Can a volcano be explosive in the deep sea? What about violent? What about mildly aggravated?
Historically, we’ve assumed the answer to be no. Explosive eruptions were thought to be absent at depths below the critical point for seawater around 3000m. Combine this with the lack of evidence for a pyroclastic deposit [rock materials formed by fragmentation as a result of volcanic action] below 3,000m. On top of that add the hypothesis that mid-ocean-ridge basalts do not possess the volatility to produce impressive eruptions at high pressures.
A group of researchers report this week in Nature provide evidence of pyroclastic deposits on the Gakkel ridge in the Arctic Basin at 4000m. In the abstract the authors note a large area “blanketed” with deposits including bubble wall fragments.

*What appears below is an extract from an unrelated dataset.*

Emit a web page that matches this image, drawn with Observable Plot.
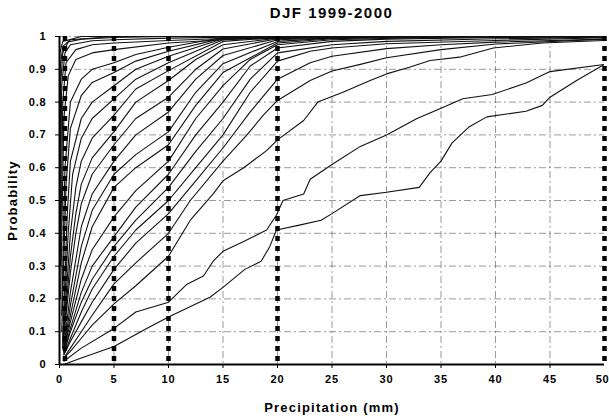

Well…that raises some questions.
Figure 2: a, Frame grab from a high-definition video camera taken on the south side of Duque’s hill (see Fig. 1 for location). About 10 cm (visually estimated and confirmed during sampling) of pyroclastic material is piled atop a high-standing, weathered, pillow feature. The exoskeleton of an as yet unidentified species of hexactinellid sponge23 is visible in the foreground. b, High-definition video frame grab of talus blocks possibly representing ejecta from a vulcanian explosion on Oden volcano (see Fig. 1 for location). c, Glassy, granular, pyroclastic material. d, Bubble wall fragment from pyroclastic deposit.